Just two days after the Dallas-based Senior Care Centers entered Chapter 11 bankruptcy protection in early December, landlord Sabra announced that it had entered into a formal agreement to sell off all 38 SCC-operated buildings in its portfolio for $385 million. A source with knowledge of the deal identified the buyer at the time as BlueMountain, a New York City-based alternative asset management firm that in 2017 bought all of Kindred Healthcare’s skilled nursing facilities for $700 million.
But that figure has been slashed to 28 buildings for a sale price of $282.5 million, the Irvine, Calif.-based real estate investment trust (REIT) revealed on Sunday. Sabra will lease the remaining 10 to “one or more new operators,” estimating the retained buildings’ value at $95 million to $105 million.
Both the sale of the 28 facilities and the operational transfer of the remaining 10 will be completed by April 1, according to Sabra.

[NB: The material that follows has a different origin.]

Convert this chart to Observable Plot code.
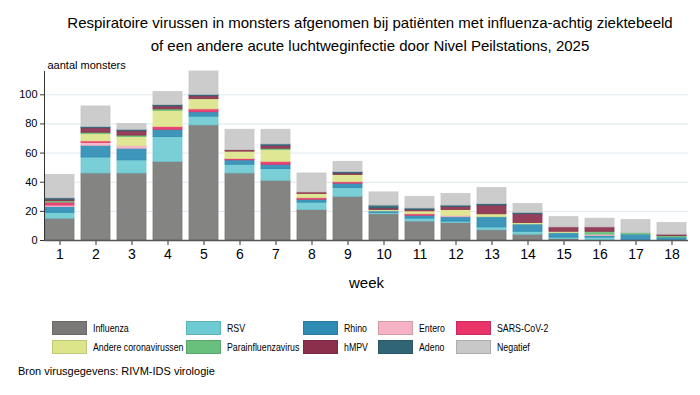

“The revised terms of the Senior Care Centers Facilities sale represent a good outcome for Sabra,” CEO Rick Matros said in a statement. “Upon completion, we will have achieved each of our stated objectives in connection with this transaction by wrapping up our association with a troubled operator and reducing our geographic concentration in a challenging state, with the ability now to reduce earnings dilution through re-tenanting of the retained properties with desired operating partners.”
The deal comes as the buyers had some issues finding tenants for all 38 facilities, Matros told SNN in an e-mail, while Sabra fielded interest from providers about some of the assets in the group.
Sabra in late December had filed a lawsuit against Senior Care Centers, claiming that the operator didn’t respond to a lease-termination notice while also falsely asserting that the REIT had withdrawn its attempts to force SCC out of the buildings. The two parties mutually agreed last week to extend the deadline for SCC to respond to the suit into February, and Matros told SNN that the new deal should resolve the issue completely.
Genesis Exodus update
Sabra also provided an update on its ongoing “Genesis Exodus,” the term Matros has used to describe the REIT’s near-total divestiture of SNFs operated by Genesis Healthcare, Inc. (NYSE: GEN).
The company reached an agreement to sell the final three Genesis properties slated for disposition, Sabra announced Sunday, for a total price of $33.2 million. The REIT will continue to receive residual annual rent of $10.4 million from the operator for a little more than four years after the sale is complete.
Sabra will also still own eight Genesis-operated facilities once the “exodus” has concluded, bringing the REIT an additional $10.4 million in annual rents.
The last three properties hung around in Sabra’s portfolio longer than expected due to the prolonged government shutdown, which finally concluded late last week; because the transaction was contingent on the receipt of certain Department of Housing and Urban Development-insured loans, the REIT was unable to complete the transaction as quickly as presumed.
Prior to Sunday’s announcement, the last major wave of Genesis sell-offs came in late December, when Sabra offloaded 13 properties for a total sale price of $75.7 million.